● **Instructions to follow**
Which lines hold the word "with"? Copy each of them from the material.

● **Extracted entries**
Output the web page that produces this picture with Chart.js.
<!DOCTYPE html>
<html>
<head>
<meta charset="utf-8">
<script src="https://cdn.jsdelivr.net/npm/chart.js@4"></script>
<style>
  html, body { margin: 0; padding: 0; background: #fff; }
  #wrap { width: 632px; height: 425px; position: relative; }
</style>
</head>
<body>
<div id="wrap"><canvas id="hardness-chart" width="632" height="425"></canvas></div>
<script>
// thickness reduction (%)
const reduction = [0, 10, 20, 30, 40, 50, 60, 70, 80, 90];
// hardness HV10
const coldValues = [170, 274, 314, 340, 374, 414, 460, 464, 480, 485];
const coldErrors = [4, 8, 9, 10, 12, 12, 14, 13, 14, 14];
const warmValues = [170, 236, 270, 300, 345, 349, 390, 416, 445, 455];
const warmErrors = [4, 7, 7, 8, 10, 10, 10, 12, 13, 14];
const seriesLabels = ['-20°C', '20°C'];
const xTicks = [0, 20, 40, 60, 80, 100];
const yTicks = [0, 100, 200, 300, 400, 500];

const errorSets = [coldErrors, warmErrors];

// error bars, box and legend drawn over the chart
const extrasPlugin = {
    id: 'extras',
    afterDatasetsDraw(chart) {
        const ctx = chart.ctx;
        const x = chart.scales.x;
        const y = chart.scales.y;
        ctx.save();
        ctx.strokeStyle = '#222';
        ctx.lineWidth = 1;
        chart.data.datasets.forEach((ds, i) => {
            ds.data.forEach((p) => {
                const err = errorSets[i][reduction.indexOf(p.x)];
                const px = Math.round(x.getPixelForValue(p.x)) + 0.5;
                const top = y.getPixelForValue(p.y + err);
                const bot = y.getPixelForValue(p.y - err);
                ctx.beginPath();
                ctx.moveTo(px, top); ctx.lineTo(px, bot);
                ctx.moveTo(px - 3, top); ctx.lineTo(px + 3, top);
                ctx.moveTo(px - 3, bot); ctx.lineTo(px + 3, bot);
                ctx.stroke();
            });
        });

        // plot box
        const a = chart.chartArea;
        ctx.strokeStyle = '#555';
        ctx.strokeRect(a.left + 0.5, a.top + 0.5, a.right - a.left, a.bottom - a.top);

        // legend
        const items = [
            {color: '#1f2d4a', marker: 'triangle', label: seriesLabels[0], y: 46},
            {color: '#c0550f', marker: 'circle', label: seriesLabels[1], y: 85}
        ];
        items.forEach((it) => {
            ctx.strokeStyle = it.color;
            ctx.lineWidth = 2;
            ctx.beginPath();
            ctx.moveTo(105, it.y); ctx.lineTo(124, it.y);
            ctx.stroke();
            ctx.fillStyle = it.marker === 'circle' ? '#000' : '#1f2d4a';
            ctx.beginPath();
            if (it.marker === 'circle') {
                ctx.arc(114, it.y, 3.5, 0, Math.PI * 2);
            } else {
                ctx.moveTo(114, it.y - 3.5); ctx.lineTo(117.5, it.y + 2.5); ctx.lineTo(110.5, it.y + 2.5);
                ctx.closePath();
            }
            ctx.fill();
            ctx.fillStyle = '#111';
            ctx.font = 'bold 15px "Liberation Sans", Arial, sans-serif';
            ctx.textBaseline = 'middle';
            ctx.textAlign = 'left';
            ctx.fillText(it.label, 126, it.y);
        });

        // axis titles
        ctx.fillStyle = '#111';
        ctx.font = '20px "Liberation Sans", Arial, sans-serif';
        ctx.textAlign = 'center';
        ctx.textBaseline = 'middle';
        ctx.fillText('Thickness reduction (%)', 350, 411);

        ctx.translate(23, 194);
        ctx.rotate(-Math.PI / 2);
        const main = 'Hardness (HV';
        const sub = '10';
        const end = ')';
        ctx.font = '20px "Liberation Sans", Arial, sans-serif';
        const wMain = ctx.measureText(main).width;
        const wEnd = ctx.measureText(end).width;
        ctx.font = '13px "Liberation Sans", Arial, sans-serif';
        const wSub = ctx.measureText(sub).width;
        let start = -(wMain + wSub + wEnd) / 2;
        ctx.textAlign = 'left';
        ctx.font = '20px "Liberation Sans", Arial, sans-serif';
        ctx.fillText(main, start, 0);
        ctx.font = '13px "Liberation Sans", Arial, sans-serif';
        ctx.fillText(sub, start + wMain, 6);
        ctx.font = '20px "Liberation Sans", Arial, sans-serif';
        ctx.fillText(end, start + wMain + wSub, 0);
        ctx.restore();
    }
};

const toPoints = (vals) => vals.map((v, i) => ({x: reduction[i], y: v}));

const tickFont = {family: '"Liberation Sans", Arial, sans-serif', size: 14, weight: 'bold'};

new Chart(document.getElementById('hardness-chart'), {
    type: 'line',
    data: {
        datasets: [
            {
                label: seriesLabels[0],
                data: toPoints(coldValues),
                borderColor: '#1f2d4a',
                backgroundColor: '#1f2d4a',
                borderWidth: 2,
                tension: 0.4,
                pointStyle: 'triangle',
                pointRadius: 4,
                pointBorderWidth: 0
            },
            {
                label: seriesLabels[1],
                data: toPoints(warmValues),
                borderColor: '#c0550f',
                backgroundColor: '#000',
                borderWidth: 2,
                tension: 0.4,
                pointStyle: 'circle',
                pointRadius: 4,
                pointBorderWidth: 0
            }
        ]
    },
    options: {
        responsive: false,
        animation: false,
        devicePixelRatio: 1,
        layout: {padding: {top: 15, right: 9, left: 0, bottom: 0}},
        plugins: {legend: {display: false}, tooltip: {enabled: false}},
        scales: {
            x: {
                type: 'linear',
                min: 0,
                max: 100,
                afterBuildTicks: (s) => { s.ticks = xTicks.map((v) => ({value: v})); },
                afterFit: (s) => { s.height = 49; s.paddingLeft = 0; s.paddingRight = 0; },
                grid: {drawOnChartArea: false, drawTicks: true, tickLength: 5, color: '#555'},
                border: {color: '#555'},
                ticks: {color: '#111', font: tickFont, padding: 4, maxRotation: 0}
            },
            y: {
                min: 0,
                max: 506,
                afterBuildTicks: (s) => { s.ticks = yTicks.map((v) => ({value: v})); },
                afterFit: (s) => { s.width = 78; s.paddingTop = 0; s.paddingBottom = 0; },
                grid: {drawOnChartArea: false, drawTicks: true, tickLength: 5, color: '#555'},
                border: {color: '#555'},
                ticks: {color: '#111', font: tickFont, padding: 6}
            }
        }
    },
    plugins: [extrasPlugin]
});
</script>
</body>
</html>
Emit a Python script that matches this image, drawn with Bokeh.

● **Solved exercise**
Output the web page that produces this picture with Chart.js.
Emit a Python script that matches this image, drawn with Bokeh.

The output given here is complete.